Há uma fato interessante que também se relaciona à questão de gênero e a essa compreensão. Temos no Brasil quase 400 culturas indígenas diferentes, apesar de toda a destruição massiva que ocorreu desde o processo de colonização. Elas são culturas muito ricas e bem diversas, mas há um ponto central que as une, que é a compreensão da sacralidade da terra, a mãe terra, chamada Pachamama, também presente em outras culturas, mas muito forte nas culturas sul americanas. Esse conceito estabelece uma ligação muito forte entre as comunidades e a terra, que é vista como uma grande mãe que nos provê de tudo que necessitamos, então todos são responsáveis por seu cuidado e preservação. Isso é muito oposto à visão capitalista e neoliberal da terra, que a vê como lucro, valor financeiro, e portanto a controla com esse objetivo - extrair mais lucro. O modelo capitalista não respeita as comunidades ou a terra, ao invés de compreender que estamos todos conectados e que precisamos trabalhar junto para sobreviver.
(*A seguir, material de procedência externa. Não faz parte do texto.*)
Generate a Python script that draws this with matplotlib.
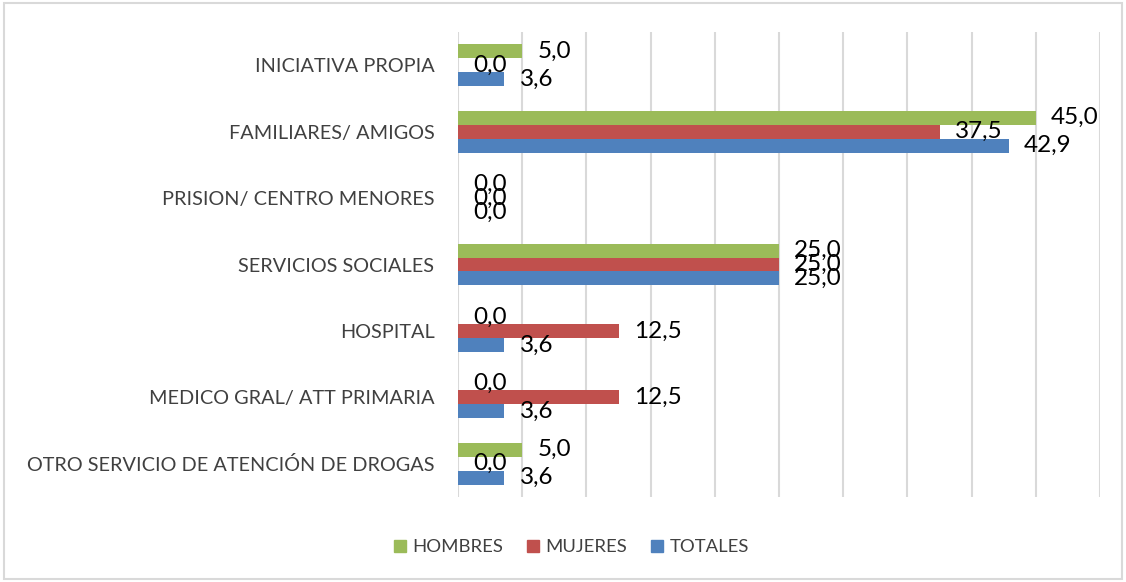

Pra finalizar, podemos nos fazer alguns questionamentos: como podemos mudar esse modelo econômico que causa tantos problemas em todo o mundo, e que segue em plena expansão apesar dos limites impostos? Não sabemos exatamente o que vai acontecer, mas é um cenário assustador para se estar. Como podemos construir um novo modelo econômico, uma nova maneira de nos relacionarmos com a natureza como sociedade, ao invés de destruirmos tudo? Há algumas sugestões no relatório, de como podemos reduzir os danos e os impactos. Eu acredito que essas ações mitigatórias são importantes, pois somos parte do sistema, mas não podemos perder de vista que são mitigatórias, elas não resolvem o problema principal. Essas são algumas questões que eu faço a mim mesma. Obrigada pela atenção de todos.